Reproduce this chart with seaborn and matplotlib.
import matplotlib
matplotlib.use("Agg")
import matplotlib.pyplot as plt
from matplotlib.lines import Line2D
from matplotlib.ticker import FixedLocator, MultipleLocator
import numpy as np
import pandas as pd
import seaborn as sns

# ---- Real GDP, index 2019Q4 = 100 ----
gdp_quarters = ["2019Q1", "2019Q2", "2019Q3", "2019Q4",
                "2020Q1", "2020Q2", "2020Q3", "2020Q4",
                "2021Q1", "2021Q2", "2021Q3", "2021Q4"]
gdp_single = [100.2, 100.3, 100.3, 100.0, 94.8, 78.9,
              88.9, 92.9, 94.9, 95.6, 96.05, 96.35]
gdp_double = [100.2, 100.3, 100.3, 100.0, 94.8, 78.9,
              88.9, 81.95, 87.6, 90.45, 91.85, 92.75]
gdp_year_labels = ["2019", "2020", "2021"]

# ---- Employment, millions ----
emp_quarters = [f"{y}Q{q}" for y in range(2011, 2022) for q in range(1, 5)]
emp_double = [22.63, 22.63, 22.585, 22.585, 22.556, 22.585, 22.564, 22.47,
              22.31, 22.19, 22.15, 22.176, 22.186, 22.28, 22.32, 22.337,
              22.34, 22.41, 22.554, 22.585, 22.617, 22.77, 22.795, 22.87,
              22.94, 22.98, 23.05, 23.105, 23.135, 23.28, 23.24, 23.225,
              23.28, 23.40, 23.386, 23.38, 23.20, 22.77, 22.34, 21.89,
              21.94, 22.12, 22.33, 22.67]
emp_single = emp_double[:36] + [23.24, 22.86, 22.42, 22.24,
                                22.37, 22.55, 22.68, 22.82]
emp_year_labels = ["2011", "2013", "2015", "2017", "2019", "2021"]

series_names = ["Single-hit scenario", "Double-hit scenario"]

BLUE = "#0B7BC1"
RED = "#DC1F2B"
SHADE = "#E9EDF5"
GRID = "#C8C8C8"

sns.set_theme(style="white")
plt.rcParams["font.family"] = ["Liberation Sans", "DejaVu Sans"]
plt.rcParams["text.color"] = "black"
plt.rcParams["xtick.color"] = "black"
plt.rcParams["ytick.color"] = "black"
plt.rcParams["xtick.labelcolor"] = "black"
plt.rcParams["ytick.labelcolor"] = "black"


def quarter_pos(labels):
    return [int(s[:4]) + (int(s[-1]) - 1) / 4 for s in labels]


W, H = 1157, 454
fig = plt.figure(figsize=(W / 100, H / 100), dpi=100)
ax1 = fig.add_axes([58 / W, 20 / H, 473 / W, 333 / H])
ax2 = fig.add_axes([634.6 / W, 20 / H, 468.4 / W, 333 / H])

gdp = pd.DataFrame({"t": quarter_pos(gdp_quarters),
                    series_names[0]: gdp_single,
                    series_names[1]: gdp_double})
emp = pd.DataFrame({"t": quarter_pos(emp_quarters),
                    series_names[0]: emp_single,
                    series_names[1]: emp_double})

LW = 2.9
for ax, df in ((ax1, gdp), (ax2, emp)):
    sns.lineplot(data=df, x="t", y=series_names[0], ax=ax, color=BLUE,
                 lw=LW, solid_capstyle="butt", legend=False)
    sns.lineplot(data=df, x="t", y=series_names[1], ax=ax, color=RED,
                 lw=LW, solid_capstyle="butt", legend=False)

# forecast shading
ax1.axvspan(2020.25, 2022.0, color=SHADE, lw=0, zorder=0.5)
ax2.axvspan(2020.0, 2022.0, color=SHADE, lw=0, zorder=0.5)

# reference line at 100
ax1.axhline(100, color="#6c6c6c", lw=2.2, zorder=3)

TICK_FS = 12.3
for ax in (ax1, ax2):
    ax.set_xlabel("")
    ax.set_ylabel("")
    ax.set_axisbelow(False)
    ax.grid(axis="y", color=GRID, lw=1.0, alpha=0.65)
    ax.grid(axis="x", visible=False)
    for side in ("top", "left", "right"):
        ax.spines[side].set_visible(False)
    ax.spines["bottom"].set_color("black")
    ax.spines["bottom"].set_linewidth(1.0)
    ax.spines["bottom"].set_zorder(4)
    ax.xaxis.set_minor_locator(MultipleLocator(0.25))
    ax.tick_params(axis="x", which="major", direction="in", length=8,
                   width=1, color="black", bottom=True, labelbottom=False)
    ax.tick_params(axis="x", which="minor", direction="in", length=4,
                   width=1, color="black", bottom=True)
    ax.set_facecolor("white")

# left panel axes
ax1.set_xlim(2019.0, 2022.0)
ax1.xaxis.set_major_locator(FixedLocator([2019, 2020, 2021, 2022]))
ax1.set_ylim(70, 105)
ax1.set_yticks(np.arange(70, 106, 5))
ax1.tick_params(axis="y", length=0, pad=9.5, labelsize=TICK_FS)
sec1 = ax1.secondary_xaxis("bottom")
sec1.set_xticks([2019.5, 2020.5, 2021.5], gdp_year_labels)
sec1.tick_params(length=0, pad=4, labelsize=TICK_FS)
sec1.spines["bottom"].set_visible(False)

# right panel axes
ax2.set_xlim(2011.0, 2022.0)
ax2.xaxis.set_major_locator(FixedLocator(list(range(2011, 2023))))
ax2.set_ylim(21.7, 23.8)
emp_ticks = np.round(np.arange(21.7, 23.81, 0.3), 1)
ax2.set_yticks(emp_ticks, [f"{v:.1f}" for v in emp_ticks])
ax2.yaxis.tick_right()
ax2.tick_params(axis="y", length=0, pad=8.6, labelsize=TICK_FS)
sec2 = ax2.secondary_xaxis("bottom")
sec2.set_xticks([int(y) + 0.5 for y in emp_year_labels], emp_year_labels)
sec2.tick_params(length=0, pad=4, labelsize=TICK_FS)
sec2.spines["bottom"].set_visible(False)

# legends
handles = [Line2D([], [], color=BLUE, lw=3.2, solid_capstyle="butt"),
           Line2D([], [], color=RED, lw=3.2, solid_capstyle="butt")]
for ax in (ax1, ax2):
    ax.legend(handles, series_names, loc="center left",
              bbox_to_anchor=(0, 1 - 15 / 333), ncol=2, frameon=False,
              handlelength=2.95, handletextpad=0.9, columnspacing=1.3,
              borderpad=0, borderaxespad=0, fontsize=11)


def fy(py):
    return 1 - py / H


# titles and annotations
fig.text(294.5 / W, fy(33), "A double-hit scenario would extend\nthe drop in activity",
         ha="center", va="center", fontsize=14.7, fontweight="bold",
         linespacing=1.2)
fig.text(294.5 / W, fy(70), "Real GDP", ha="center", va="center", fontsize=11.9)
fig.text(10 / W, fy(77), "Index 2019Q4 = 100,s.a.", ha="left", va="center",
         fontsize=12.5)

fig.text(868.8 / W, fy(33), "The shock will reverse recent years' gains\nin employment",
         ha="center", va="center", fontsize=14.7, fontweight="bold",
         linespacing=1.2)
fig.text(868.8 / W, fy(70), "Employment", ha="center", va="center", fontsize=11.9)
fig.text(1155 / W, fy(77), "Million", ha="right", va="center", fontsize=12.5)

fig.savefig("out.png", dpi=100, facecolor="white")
────────────────
*Do this*
Read the data above and pull out each line that holds the string "matplotlib".

*Complete output*
Reproduce this chart with seaborn and matplotlib.
import matplotlib
matplotlib.use("Agg")
import matplotlib.pyplot as plt
from matplotlib.lines import Line2D
from matplotlib.ticker import FixedLocator, MultipleLocator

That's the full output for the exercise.